Die EZB konnte heute nur insofern überraschen, als es für die Anleger keinerlei Überraschungen gab. EZB-Chef Mario Draghi gelang es in der Pressekonferenz am Nachmittag, die Gesamtsituation als im Griff und auf gutem Wege darzustellen und die Effektivität der bisherigen Maßnahmen zu loben, zugleich aber zu unterstreichen, dass man bereit sei, zu handeln, sollte dies nötig werden … was es aber im Moment nicht sei.
Das ließ die Anleger ohne Antwort auf die Frage zurück, ob man nun noch mit weiteren Maßnahmen rechnen könne oder die Konstellation nun über einen längeren Zeitraum bleiben werde, wie sie ist. Und damit fehlte es nun auch an der Antwort auf die Frage, ob der DAX sich von der nun erreichten, wichtigen Unterstützungszone aus nach oben in Richtung 10.500/10.800 Punkte absetzen kann oder sie im Gegenteil durchbricht und in Richtung 9.800 bis gar 9.500 Punkte abdriftet.

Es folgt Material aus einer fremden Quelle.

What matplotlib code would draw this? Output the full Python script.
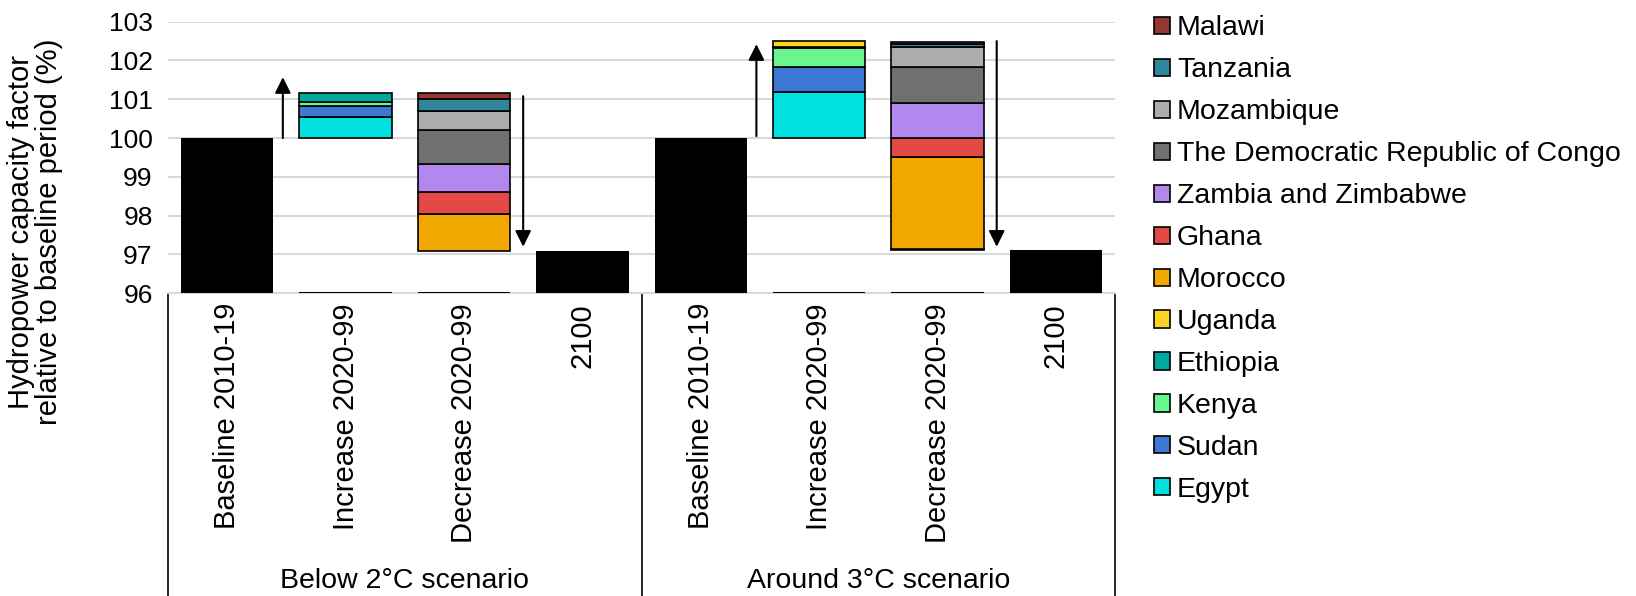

Da richtete sich die Hoffnung auf eine Wegweisung durch die um 17 Uhr, einen Tag später als üblich, veröffentlichten Daten zu den US-Rohöl-Lagerbeständen. Diese kamen zum dritten Mal innerhalb der letzten vier Wochen mit einem Minus auf den Tisch, d.h. die Bestände sanken. Zwar nicht so deutlich wie von den Analysten erwartet – aber die Richtung passte. Rohöl, zuvor relativ deutlich im Minus, holte schnell auf und wirkte zumindest für die US-Börsen als Motivation, anfängliche Verluste bis zum Handelsende in Europa nahezu komplett aufzuholen. Nur:
Für eine charttechnische Entscheidung beim DAX reichte auch das nicht aus. Sie sehen im Chart: Der deutsche Leitindex bleibt oberhalb der wichtigen Auffangzone 10.100/10.165 Punkte, konnte sich aber auch noch nicht nach oben bewegen. Was bedeutet: Die ersten beiden Matchbälle in Form der EZB-Pressekonferenz und der US-Öllagerbestände konnten weder die Bullen noch die Bären verwerten. Jetzt kommt es also auf den dritten an – und das wird morgen um 14:30 Uhr die Veröffentlichung der US-Arbeitsmarktdaten sein. Wir bleiben für sie am Ball!